Velasquez is top of the line
By Joan Altabe
SARASOTA -- A blush of pleasure should rise to the cheeks of every art-loving Floridian.
You probably know Diego Velasquez' portrait of 17th century Spanish monarch Philip IV in Ringling's collection. But did you know our Velasquez out-Velasquezes those held in New York museums, including one touted as "splendiferous" in the current Frick museum show, "Velasquez in New York Museums"?
The Frick exhibit celebrates the 400th anniversary of Velasquez's birth by presenting its own Velasquez likeness of the king, along with an A-list of other Velasquez works in Manhattan's public collections; namely the Metropolitan Museum of Art and the Hispanic Society of America.

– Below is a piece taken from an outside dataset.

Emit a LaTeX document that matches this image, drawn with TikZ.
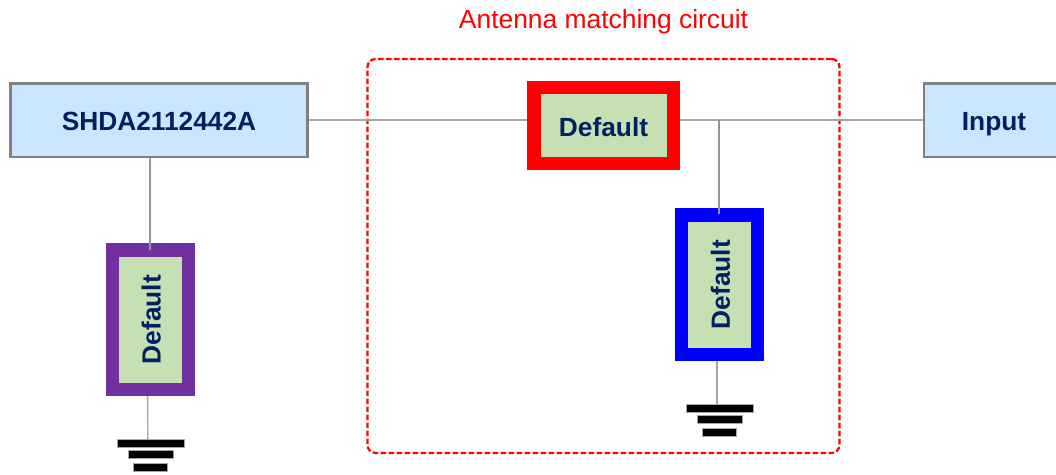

New York Times critic Holland Cotter cried up the Frick example, using such honeyed words as "splendiferous." I've seen it and he's right. But he should see the Ringling's, which I think surpasses the Frick's as well as the Met's.
The Ringling portrait also is head and shoulders above a version at the Prado. (More about that in a moment).

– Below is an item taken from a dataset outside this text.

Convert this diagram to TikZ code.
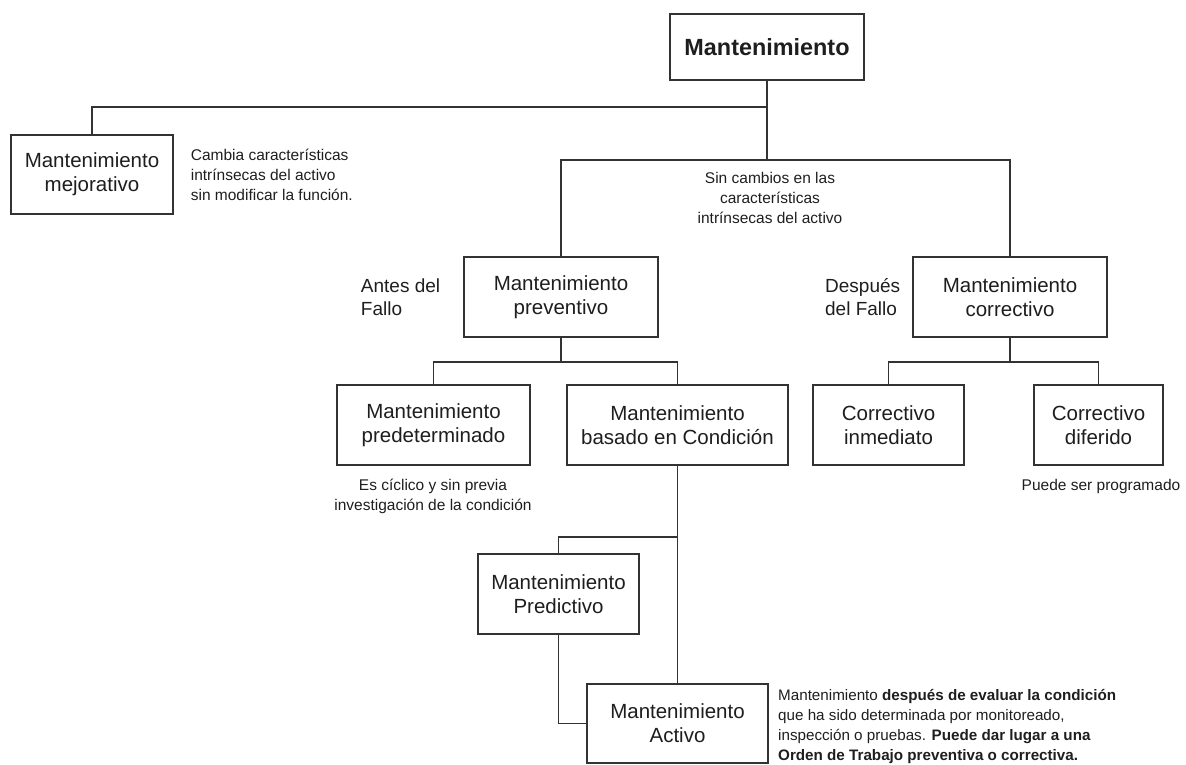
\documentclass[tikz,border=0pt]{standalone}
\usepackage{fontspec}
\setmainfont{Liberation Sans}
\usetikzlibrary{positioning}

\definecolor{ink}{HTML}{1E1E1E}
\definecolor{wire}{HTML}{333333}

\begin{document}
\begin{tikzpicture}[
  x=1pt, y=-1pt,
  every node/.style={text=ink},
  box/.style={rectangle, draw=wire, line width=1.3pt, fill=white, inner sep=0pt, align=center, font=\fontsize{20.5}{24}\selectfont},
  note/.style={inner sep=0pt, font=\fontsize{15.5}{20}\selectfont},
  side/.style={inner sep=0pt, align=left, font=\fontsize{19}{23}\selectfont},
  link/.style={draw=wire, line width=1.3pt}
]

\useasboundingbox (0,0) rectangle (1186,765);

% boxes
\node[box, minimum width=194pt, minimum height=66pt, font=\bfseries\fontsize{23.4}{28}\selectfont] (root) at (767,47) {Mantenimiento};
\node[box, minimum width=162pt, minimum height=79pt] (mejor) at (92,174.5) {Mantenimiento\\mejorativo};
\node[box, minimum width=194pt, minimum height=80pt] (prev) at (561,297) {Mantenimiento\\preventivo};
\node[box, minimum width=194pt, minimum height=80pt] (corr) at (1010,297) {Mantenimiento\\correctivo};
\node[box, minimum width=193pt, minimum height=80pt] (predet) at (433.5,425) {Mantenimiento\\predeterminado};
\node[box, minimum width=221pt, minimum height=80pt] (basado) at (677.5,425) {Mantenimiento\\basado en Condición};
\node[box, minimum width=151pt, minimum height=80pt] (inmed) at (888.5,425) {Correctivo\\inmediato};
\node[box, minimum width=129pt, minimum height=80pt] (difer) at (1098.5,425) {Correctivo\\diferido};
\node[box, minimum width=161pt, minimum height=80pt] (predic) at (558.5,594) {Mantenimiento\\Predictivo};
\node[box, minimum width=181pt, minimum height=79pt] (activo) at (677.5,723.5) {Mantenimiento\\Activo};

% junctions
\coordinate (top) at (767,107);
\coordinate (mid) at (767,160);
\coordinate (prevj) at (561,362);
\coordinate (corrj) at (1010,362);
\coordinate (basj) at (677.5,537);

\draw[link] (root) -- (mid);
\draw[link] (top) -| (mejor);
\draw[link] (prev) |- (mid) -| (corr);
\draw[link] (prev) -- (prevj);
\draw[link] (predet) |- (prevj) -| (basado);
\draw[link] (corr) -- (corrj);
\draw[link] (inmed) |- (corrj) -| (difer);
\draw[link] (basado) -- (activo);
\draw[link] (basj) -| (predic);
\draw[link] (predic) |- (activo);

% notes
\node[note, align=left, right=17pt of mejor] (mejornote) {Cambia características\\intrínsecas del activo\\sin modificar la función.};
\node[note, align=center] (sinnote) at (770,198) {Sin cambios en las\\características\\intrínsecas del activo};
\node[side, left=23pt of prev] (antes) {Antes del\\Fallo};
\node[side, left=12pt of corr] (despues) {Después\\del Fallo};
\node[note, align=center] (predetnote) at (433,496) {Es cíclico y sin previa\\investigación de la condición};
\node[note] (difernote) at (1101,486) {Puede ser programado};
\node[note, anchor=west, align=left, font=\fontsize{15.2}{20}\selectfont] (activonote) at (778,726) {Mantenimiento \textbf{después de evaluar la condición}\\que ha sido determinada por monitoreado,\\inspección o pruebas. \textbf{Puede dar lugar a una}\\\textbf{Orden de Trabajo preventiva o correctiva.}};

\end{tikzpicture}
\end{document}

The Frick portrait is an exacting rendering of the face with an inexact rendering of a silver jacket. With blurry shades of black-and-white patches, the jacket looks out of focus -- which is vintage Impressionism before Impressionism existed.
Ditto the Ringling Velasquez. It's realistic on top and Impressionistic lower down, but with two added advantages. There's more color in the Ringling version (the king wears a vividly colored vest and cape) and there's more of the king. It's a full-length portrait.

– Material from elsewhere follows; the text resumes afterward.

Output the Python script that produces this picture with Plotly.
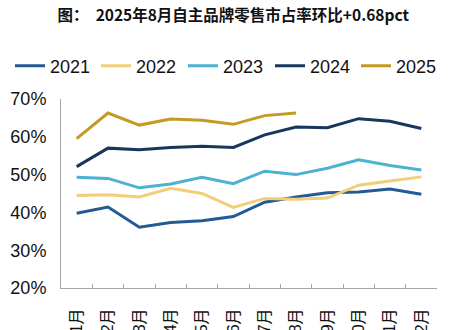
import plotly.graph_objects as go

months = ["1月", "2月", "3月", "4月", "5月", "6月", "7月", "8月", "9月", "10月", "11月", "12月"]
y2021 = [39.8, 41.4, 36.1, 37.3, 37.8, 38.9, 42.7, 44.1, 45.2, 45.4, 46.2, 44.8]
y2022 = [44.5, 44.7, 44.1, 46.4, 45.0, 41.3, 43.7, 43.5, 43.8, 47.2, 48.3, 49.4]
y2023 = [49.3, 49.0, 46.5, 47.5, 49.3, 47.6, 50.9, 50.0, 51.7, 53.9, 52.4, 51.2]
y2024 = [52.1, 57.0, 56.6, 57.2, 57.5, 57.2, 60.5, 62.6, 62.4, 64.8, 64.1, 62.2]
y2025 = [59.5, 66.3, 63.1, 64.7, 64.4, 63.3, 65.6, 66.3]

series = [
    ("2021", y2021, "#245A94"),
    ("2022", y2022, "#F0CF78"),
    ("2023", y2023, "#4DB1D0"),
    ("2024", y2024, "#17375E"),
    ("2025", y2025, "#C49A22"),
]

FONT = "Liberation Sans, Arial, Noto Sans CJK SC, sans-serif"

L, R, T, B = 61, 16, 99, 42
PW = 453 - L - R
legend_px = [10, 96, 183, 270, 356]

fig = go.Figure()
layout_legends = {}
for i, (name, vals, color) in enumerate(series):
    key = "legend" if i == 0 else f"legend{i+1}"
    fig.add_trace(go.Scatter(
        x=months[:len(vals)], y=vals, name=name, mode="lines",
        line=dict(color=color, width=3), legend=key,
    ))
    layout_legends[key] = dict(
        orientation="h", x=(legend_px[i] - L) / PW, xanchor="left",
        y=1.175, yanchor="middle",
        font=dict(family=FONT, size=18, color="#111111"),
        itemwidth=30, bgcolor="rgba(0,0,0,0)",
    )

fig.update_layout(
    width=453, height=330,
    margin=dict(l=L, r=R, t=T, b=B, autoexpand=False),
    paper_bgcolor="white", plot_bgcolor="white",
    title=dict(
        text="<b>图：  2025年8月自主品牌零售市占率环比+0.68pct</b>",
        x=0.515, xanchor="center", y=0.953, yanchor="middle",
        font=dict(family="Noto Sans CJK SC, sans-serif", size=15.5, color="#111111"),
    ),
    showlegend=True,
    **layout_legends,
)

fig.update_xaxes(
    type="category", categoryorder="array", categoryarray=months,
    range=[-0.5, 11.5],
    showline=True, linecolor="#A6A6A6", linewidth=1,
    showgrid=False, zeroline=False,
    ticks="inside", ticklen=4, tickcolor="#A6A6A6", tickson="boundaries",
    tickangle=-90, ticklabelstandoff=13,
    tickfont=dict(family=FONT, size=16, color="#111111"),
    automargin=False,
)
fig.update_yaxes(
    range=[20, 70], dtick=10, ticksuffix="%",
    showline=True, linecolor="#A6A6A6", linewidth=1,
    showgrid=False, zeroline=False, ticks="",
    tickfont=dict(family=FONT, size=18, color="#111111"),
    ticklabelstandoff=10,
    automargin=False,
)

fig.write_html("out.html")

Now about that Prado example.
Nearly a decade ago, when the Met showed the Ringling Velasquez with two other royal portraits by the same painter -- one from the Prado, the other from the Met -- the Ringling likeness stood out for its size and color. Next to the better-known Prado portrait, which is brownish and austere, the Ringling, in splashy, loosely brushed colors, stood out like a blinking neon light.
Met curator of European paintings Everett Fahy noticed it and told me at the time that the Ringling portrait differed from the other two in its "free and confident air." Call it the air of modern painting before it happened: When it was just a twinkle in Velasquez's rendering of the king's eye, a flash in the pearl on his hat, the shine of his iridescent silk shirt.
Again and again, your eye will return to that pearl. You'll want to touch it.
And if you think the strokes and shades of the Ringling painting are Impressionistic, you should see the underpainting. X-rays reveal so many swirls that you'd think of Impressionist Edouard Vuillard, not Velasquez.
Also notable: while the top painting shows Philip IV in colorful vest and cape, the underpainting shows him in armor. The reason Velasquez painted over the portrait is unknown. Maybe the king -- a man of the arts -- didn't want to be viewed as militaristic.
Velasquez scholar Joe Guidol has compared the Ringling portrait with other Velasquez portraits of Philip IV (there are 12), and found the Ringling's to be superior. Spatial texture is more complex, owing to an interplay of shadows, and the technique is more spontaneous, he said.
Apart from functioning as a place where timeless images endure, museums are challenged to collect the top of the line. John Ringling, you did well.